▶ [THE TASK]: Print, word for word, every line from the beginning of the listing up to and including the line with "const yTicks = [0, 0.05, 0.1, 0.15];". Pictures are to be excluded.

>> START STORED DATA

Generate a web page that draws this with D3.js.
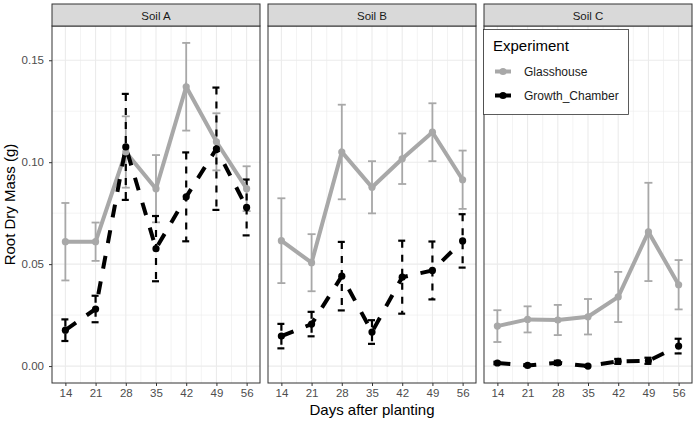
<!DOCTYPE html>
<html>
<head>
<meta charset="utf-8">
<script src="https://cdn.jsdelivr.net/npm/d3@7"></script>
<style>
  body { margin: 0; background: #fff; }
  text { font-family: "Liberation Sans", Arial, sans-serif; }
</style>
</head>
<body>
<script>
const days = [14, 21, 28, 35, 42, 49, 56];
const soils = ["Soil A", "Soil B", "Soil C"];
const experiments = ["Glasshouse", "Growth_Chamber"];
const yTicks = [0, 0.05, 0.1, 0.15];

// means and half-widths of the error bars
const glassA = [0.061, 0.061, 0.105, 0.087, 0.137, 0.110, 0.087];
const glassAErr = [0.019, 0.0094, 0.0175, 0.0165, 0.0215, 0.014, 0.011];
const chamberA = [0.0176, 0.028, 0.1075, 0.0576, 0.083, 0.1066, 0.0778];
const chamberAErr = [0.0053, 0.0065, 0.026, 0.016, 0.0218, 0.030, 0.0137];

const glassB = [0.0615, 0.0507, 0.105, 0.0877, 0.1017, 0.1147, 0.0914];
const glassBErr = [0.0208, 0.014, 0.0232, 0.0128, 0.0124, 0.0142, 0.0143];
const chamberB = [0.0147, 0.0206, 0.0441, 0.0167, 0.0436, 0.0469, 0.0614];
const chamberBErr = [0.006, 0.006, 0.0168, 0.0058, 0.0179, 0.0142, 0.0131];

const glassC = [0.0196, 0.0229, 0.0226, 0.0242, 0.0339, 0.0658, 0.0399];
const glassCErr = [0.0078, 0.0064, 0.0074, 0.0087, 0.0123, 0.0241, 0.0121];
const chamberC = [0.0015, 0.0003, 0.0016, 0.0, 0.0023, 0.0026, 0.0098];
const chamberCErr = [0.0006, 0.0003, 0.001, 0.0003, 0.0012, 0.0015, 0.0036];

const seriesBySoil = [
  [[glassA, glassAErr], [chamberA, chamberAErr]],
  [[glassB, glassBErr], [chamberB, chamberBErr]],
  [[glassC, glassCErr], [chamberC, chamberCErr]],
];

const width = 694;
const height = 421;
const left = 52;
const right = 692;
const gap = 8;
const panelW = (right - left - 2 * gap) / 3;
const stripTop = 4;
const stripH = 22;
const plotTop = stripTop + stripH;
const plotBottom = 383;

const grey = "#a8a8a8";
const colors = { Glasshouse: grey, Growth_Chamber: "#000" };

const svg = d3.select("body").append("svg")
  .attr("width", width)
  .attr("height", height);

const y = d3.scaleLinear().domain([-0.0083, 0.1668]).range([plotBottom, plotTop]);

soils.forEach((soil, i) => {
  const x0 = left + i * (panelW + gap);
  const x = d3.scaleLinear().domain([10.9, 59.1]).range([x0, x0 + panelW]);
  const g = svg.append("g");

  // grid
  const minorX = d3.range(17.5, 56, 7);
  g.selectAll(".minx").data(minorX).enter().append("line")
    .attr("x1", d => x(d)).attr("x2", d => x(d))
    .attr("y1", plotTop).attr("y2", plotBottom)
    .attr("stroke", "#ebebeb").attr("stroke-width", 0.6);
  g.selectAll(".miny").data([0.025, 0.075, 0.125]).enter().append("line")
    .attr("x1", x0).attr("x2", x0 + panelW)
    .attr("y1", d => y(d)).attr("y2", d => y(d))
    .attr("stroke", "#ebebeb").attr("stroke-width", 0.6);
  g.selectAll(".majx").data(days).enter().append("line")
    .attr("x1", d => x(d)).attr("x2", d => x(d))
    .attr("y1", plotTop).attr("y2", plotBottom)
    .attr("stroke", "#ebebeb").attr("stroke-width", 1.1);
  g.selectAll(".majy").data(yTicks).enter().append("line")
    .attr("x1", x0).attr("x2", x0 + panelW)
    .attr("y1", d => y(d)).attr("y2", d => y(d))
    .attr("stroke", "#ebebeb").attr("stroke-width", 1.1);

  const series = experiments.map((exp, k) => ({
    exp: exp,
    points: days.map((d, j) => ({
      day: d,
      value: seriesBySoil[i][k][0][j],
      err: seriesBySoil[i][k][1][j],
    })),
  }));

  // error bars
  series.forEach(s => {
    const dashed = s.exp === "Growth_Chamber";
    const eb = g.append("g")
      .attr("stroke", colors[s.exp])
      .attr("stroke-width", dashed ? 2.2 : 1.8)
      .attr("fill", "none");
    s.points.forEach(p => {
      const cx = x(p.day);
      const top = y(p.value + p.err);
      const bot = y(p.value - p.err);
      [[cx - 4, top, cx + 4, top], [cx, top, cx, bot], [cx - 4, bot, cx + 4, bot]]
        .forEach(c => {
          eb.append("line")
            .attr("x1", c[0]).attr("y1", c[1]).attr("x2", c[2]).attr("y2", c[3])
            .attr("stroke-dasharray", dashed ? "7,7" : null);
        });
    });
  });

  // lines
  const line = d3.line().x(p => x(p.day)).y(p => y(p.value));
  series.forEach(s => {
    g.append("path")
      .datum(s.points)
      .attr("d", line)
      .attr("fill", "none")
      .attr("stroke", colors[s.exp])
      .attr("stroke-width", 4)
      .attr("stroke-dasharray", s.exp === "Growth_Chamber" ? "13,13" : null);
  });

  // points
  series.forEach(s => {
    g.selectAll(null).data(s.points).enter().append("circle")
      .attr("cx", p => x(p.day))
      .attr("cy", p => y(p.value))
      .attr("r", 3.6)
      .attr("fill", colors[s.exp]);
  });

  // border
  g.append("rect")
    .attr("x", x0).attr("y", plotTop)
    .attr("width", panelW).attr("height", plotBottom - plotTop)
    .attr("fill", "none").attr("stroke", "#333").attr("stroke-width", 1);

  // strip
  g.append("rect")
    .attr("x", x0).attr("y", stripTop)
    .attr("width", panelW).attr("height", stripH)
    .attr("fill", "#d9d9d9").attr("stroke", "#333").attr("stroke-width", 1);
  g.append("text")
    .attr("x", x0 + panelW / 2).attr("y", stripTop + 15.5)
    .attr("text-anchor", "middle")
    .attr("font-size", "11.5px")
    .attr("fill", "#1a1a1a")
    .text(soil);

  // x axis
  const xAxis = d3.axisBottom(x).tickValues(days).tickSize(3).tickPadding(3);
  const ax = g.append("g").attr("transform", `translate(0,${plotBottom})`).call(xAxis);
  ax.select(".domain").remove();
  ax.selectAll(".tick line").attr("stroke", "#333").attr("stroke-width", 1);
  ax.selectAll(".tick text")
    .attr("fill", "#4d4d4d")
    .attr("font-size", "11.5px")
    .attr("font-family", "Liberation Sans, Arial, sans-serif");

  if (i === 0) {
    const yAxis = d3.axisLeft(y).tickValues(yTicks).tickFormat(d3.format(".2f")).tickSize(3).tickPadding(5);
    const ay = g.append("g").attr("transform", `translate(${x0},0)`).call(yAxis);
    ay.select(".domain").remove();
    ay.selectAll(".tick line").attr("stroke", "#333").attr("stroke-width", 1);
    ay.selectAll(".tick text")
      .attr("fill", "#4d4d4d")
      .attr("font-size", "11.5px")
      .attr("font-family", "Liberation Sans, Arial, sans-serif");
  }
});

// axis titles
svg.append("text")
  .attr("x", (left + right) / 2).attr("y", 415)
  .attr("text-anchor", "middle")
  .attr("font-size", "15px")
  .attr("fill", "#000")
  .text("Days after planting");

svg.append("text")
  .attr("transform", `translate(15,${(plotTop + plotBottom) / 2}) rotate(-90)`)
  .attr("text-anchor", "middle")
  .attr("font-size", "15px")
  .attr("fill", "#000")
  .text("Root Dry Mass (g)");

// legend
const legendX = 483.5;
const legendY = 29.5;
const legend = svg.append("g");
legend.append("rect")
  .attr("x", legendX).attr("y", legendY)
  .attr("width", 145).attr("height", 85)
  .attr("fill", "#fff").attr("stroke", "#333").attr("stroke-width", 0.8);
legend.append("text")
  .attr("x", 493).attr("y", 51)
  .attr("font-size", "15px")
  .attr("fill", "#000")
  .text("Experiment");
experiments.forEach((exp, k) => {
  const ly = 71.5 + k * 24;
  legend.append("line")
    .attr("x1", 495).attr("x2", 511)
    .attr("y1", ly).attr("y2", ly)
    .attr("stroke", colors[exp]).attr("stroke-width", 4);
  legend.append("circle")
    .attr("cx", 503).attr("cy", ly).attr("r", 3.6)
    .attr("fill", colors[exp]);
  legend.append("text")
    .attr("x", 524).attr("y", ly + 4)
    .attr("font-size", "12px")
    .attr("fill", "#1a1a1a")
    .text(exp);
});
</script>
</body>
</html>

>> END STORED DATA

▶ [COMPLETE ANSWER]:
Generate a web page that draws this with D3.js.
<!DOCTYPE html>
<html>
<head>
<meta charset="utf-8">
<script src="https://cdn.jsdelivr.net/npm/d3@7"></script>
<style>
  body { margin: 0; background: #fff; }
  text { font-family: "Liberation Sans", Arial, sans-serif; }
</style>
</head>
<body>
<script>
const days = [14, 21, 28, 35, 42, 49, 56];
const soils = ["Soil A", "Soil B", "Soil C"];
const experiments = ["Glasshouse", "Growth_Chamber"];
const yTicks = [0, 0.05, 0.1, 0.15];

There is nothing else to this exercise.